Dalam pemaparannya Rahmat Heldy HS juga memberikan sedikit kritikan. Bahwa retorika dalam buku ini terlalu detail dan berat. Bahkan di cerpen ini juga banyak kata-kata khas sejarah yang mungkin asing bagi awam. Sehingga hanya pembaca memiliki latar belakang sejarah bisa menikmati buku ini. Sedangkan untuk pembaca awan mungkin akan kebingungan.
“Ini merupakan cerpen keren, apalagi jika dibaca oleh pembaca yang menggemari sejarah. Namun jika dibaca oleh pembaca pemula maka akan mengalami kebingungan. Karena kumpulan cerpen ini memiliki retorika yang sangat detail dan rumit,” jelasnya.
Nanda sebagai penulis kemudian memberikan tanggapan bahwa sastra sendiri, khususnya cerpen sebenarnya fleksibel dan tidak selalu rumit. Sebuah cerpen rumit memiliki beberapa faktor yang mempengaruhi. Salah satunya adalah pemilihan narator yang terdapat dalam cerpen. Ia kemudian menyebutkan beberapa cerpen dalam bukunya sebagai contoh perbandingan.
“Cerpen rumit terjadi karena ada narator yang memang wataknya seperti itu. Tapi ketika naratornya seorang anak kecil contohnya, itu tidak rumit sama sekali. Jadi rumit dan tidak rumit ada banyak faktor yang mempengaruhi,” ungkap Nanda.

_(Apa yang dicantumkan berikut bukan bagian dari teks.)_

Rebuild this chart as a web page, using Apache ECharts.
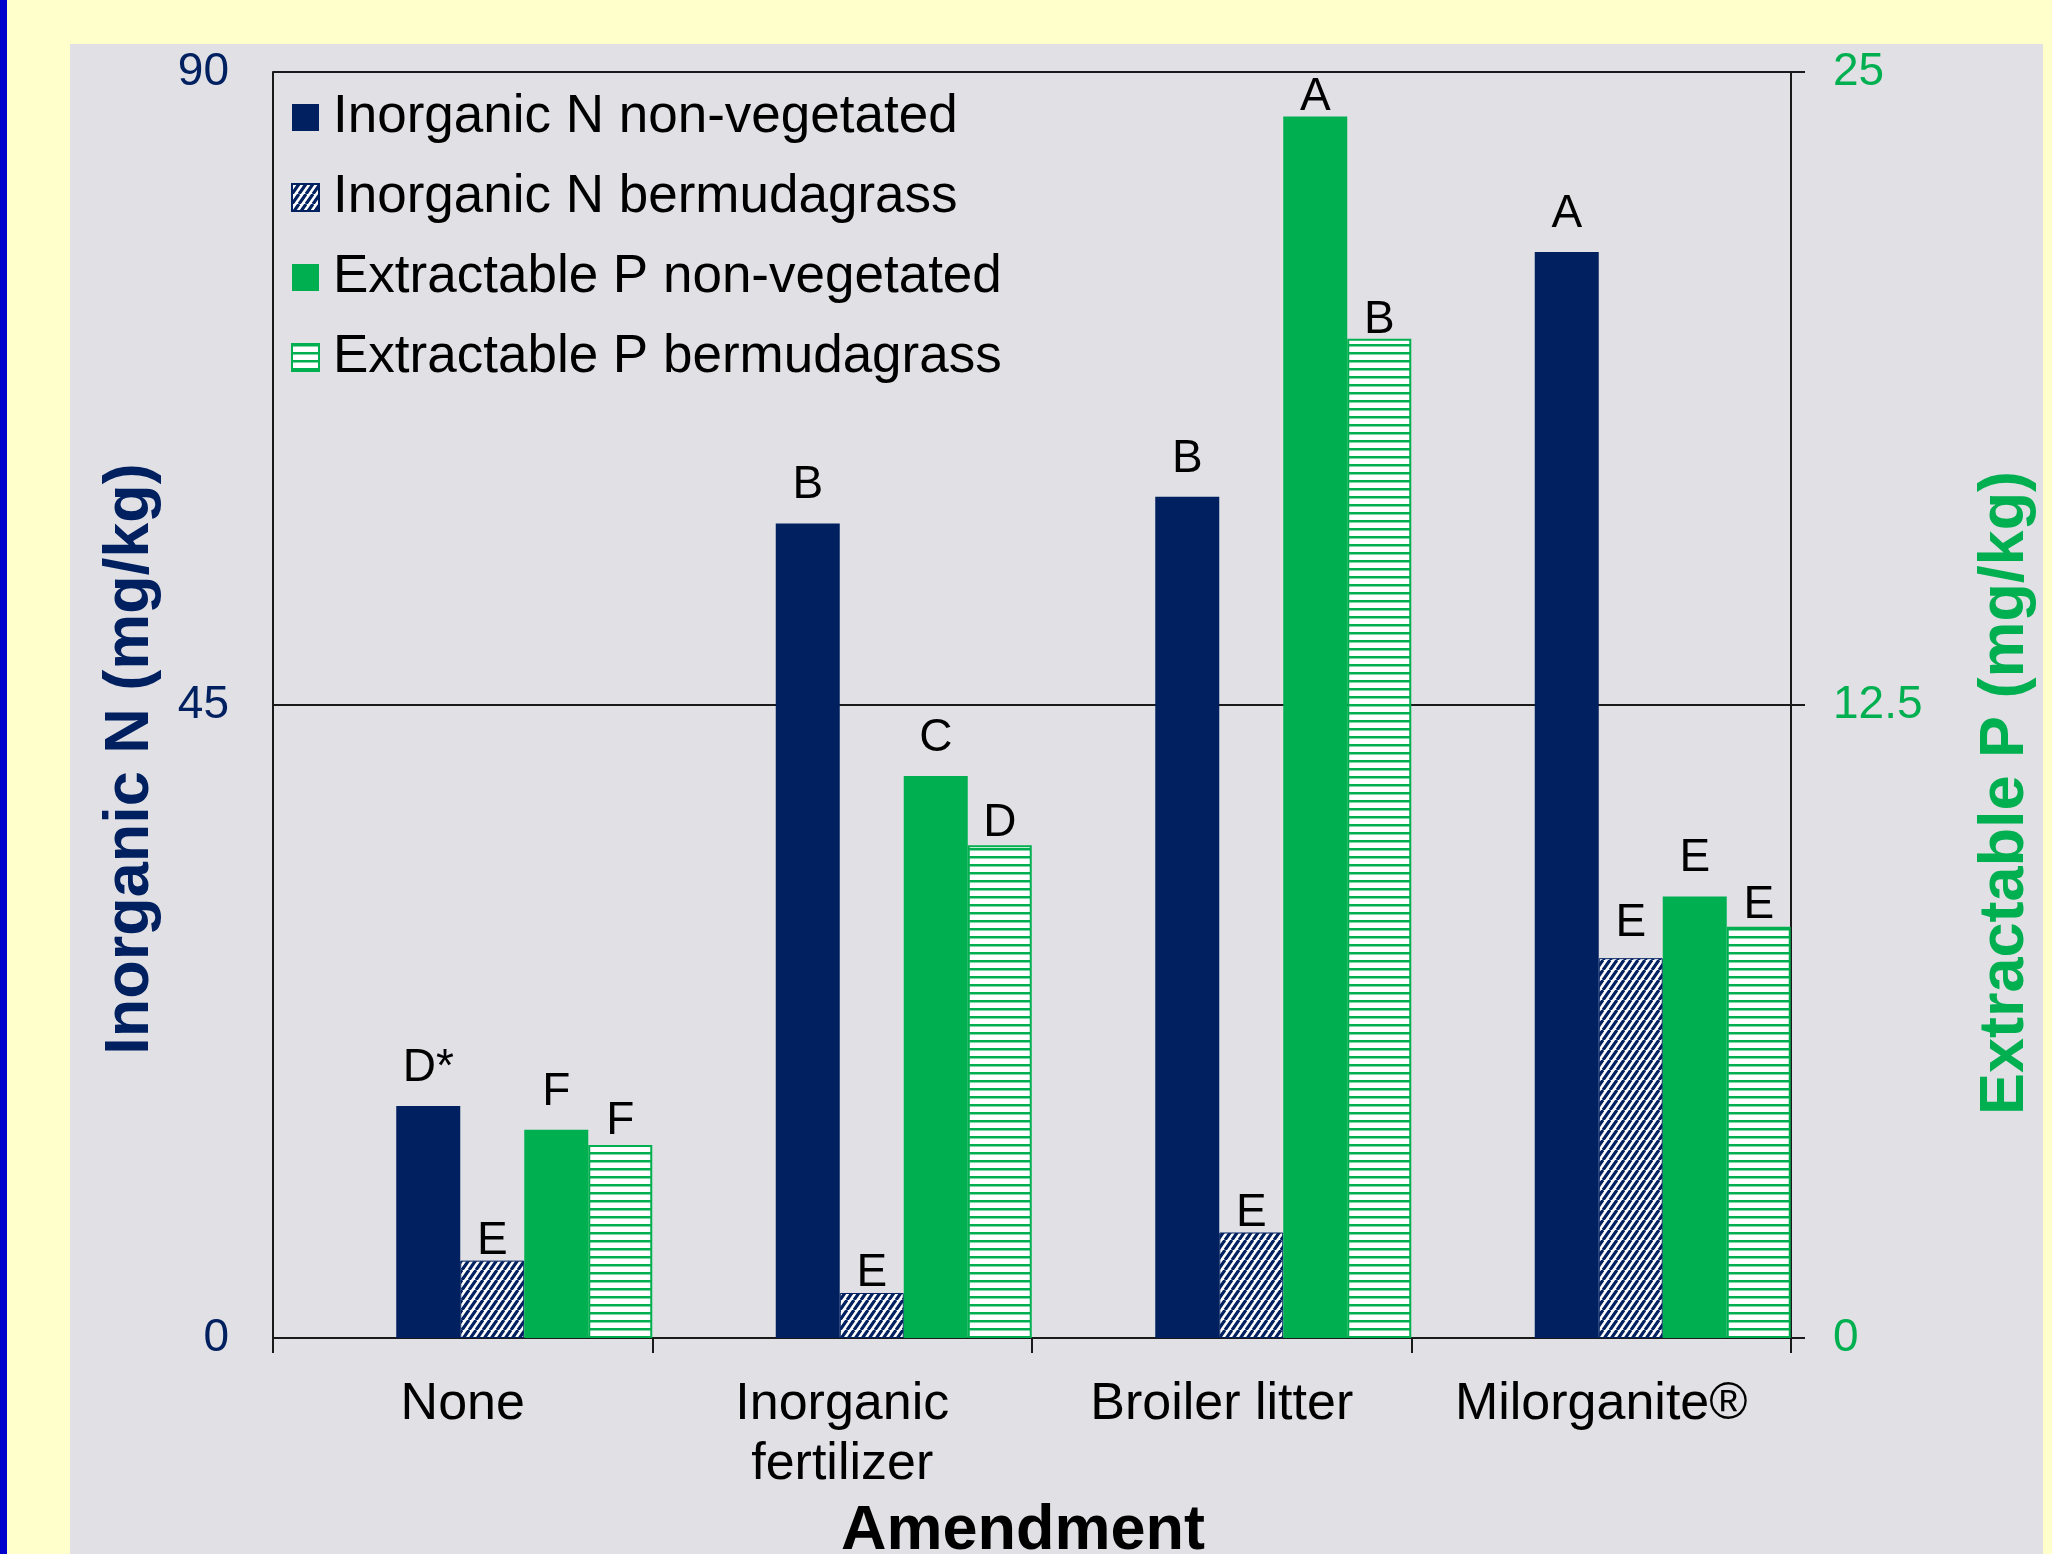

Diskusi kemudian semakin semarak ketika memasuki sesi tanya jawab. Hal tersebut dibuktikan dengan adanya beberapa pertanyaan yang dilontarkan salah satu peserta, Fadli mahasiswa UIN Banten. Dia kemudian memberikan beberapa pertanyaan.
“Adakah pemikiran Tan Malaka pada buku ini, jejak sejarahnya, dan mempertanyakan bisakan buku ini tidak hanya sebagai hiburan tetapi juga sebagai referensi?” tanyanya.
Nanda selaku penulis mengakui dia memang menyukai Tan Malaka namun tidak seperti fans pada umumnya. Apalagi dalam filsafat dia juga mempelajari pemikirannya.
“Untuk sejarah-sejarah yang terjadi memang tertera dalam buku ini. Namun hal tersebut kurang tepat jika dijadikan referensi. Karena kumpulan cerpen ini bukan cerpen sejarah yang mengunggulkan akurasi. Jadi sejarah dalam buku ini hanya konsekuensi logis yang menjadi patokan dari sebuah peristiwa,” jelas Nanda.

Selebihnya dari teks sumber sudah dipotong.